Even if one tries very hard to interpret events between Liberation Day and the permission to sell Nvidia chips to China again, they cannot be described by the word strategy. In truth, there is no strategy at all in Trump’s actions. There are, of course, tendencies that are ‘encouraged’ to keep his restive base in check. The bile and racist attacks against Indian immigrants are one example. The military attack on Venezuelan boats is another. The latter makes an excellent political point—Trump is doing something about checking the flow of drugs into the US, even if it is suspect factually. Then there are attacks on independent institutions like the US Federal Reserve, something that will inflame inflationary pressures. If that comes to pass, Trumpism may face its first real challenge.
There, obviously, cannot be a coherent strategy if one dismantles the struts that have held America’s power and global pre-eminence in place for 80 years. If that were not enough, the inability to coherently think through the challenge posed by China has made it even more difficult to prevent America’s political and economic decline.
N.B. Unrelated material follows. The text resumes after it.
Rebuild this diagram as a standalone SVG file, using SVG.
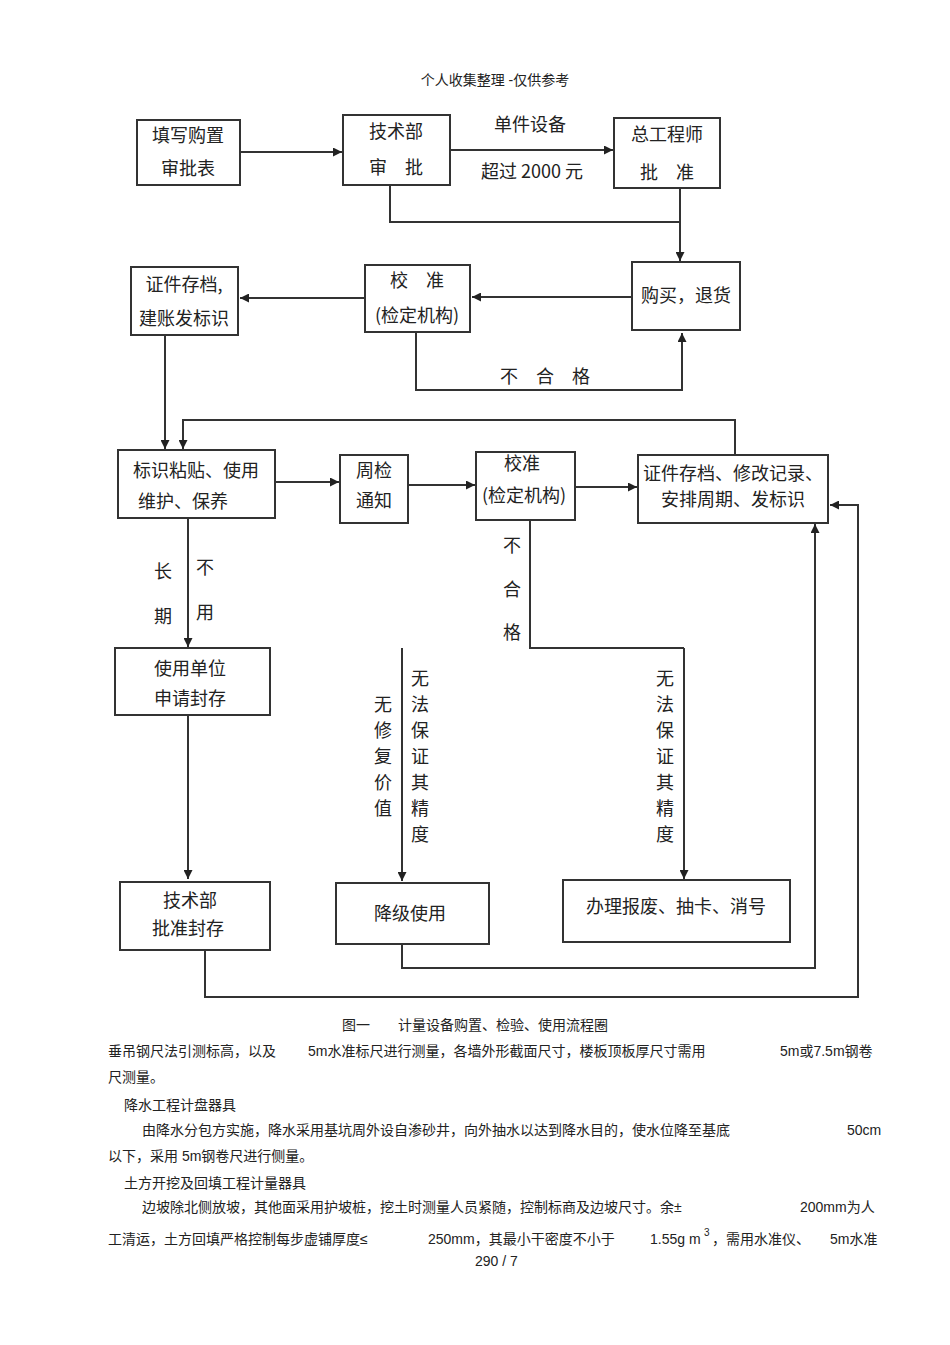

China is now a near-peer to the US. Militarily, China’s moves in East Asia and Western Pacific are now an open challenge to the US. If China decides to invade Taiwan at some point in the coming years, one cannot be sure if the US will do anything about it. A short-sighted Trump can cut his losses and let China do what it wants, but that will be the end of American power as the world knows it. That cannot be ruled out anymore.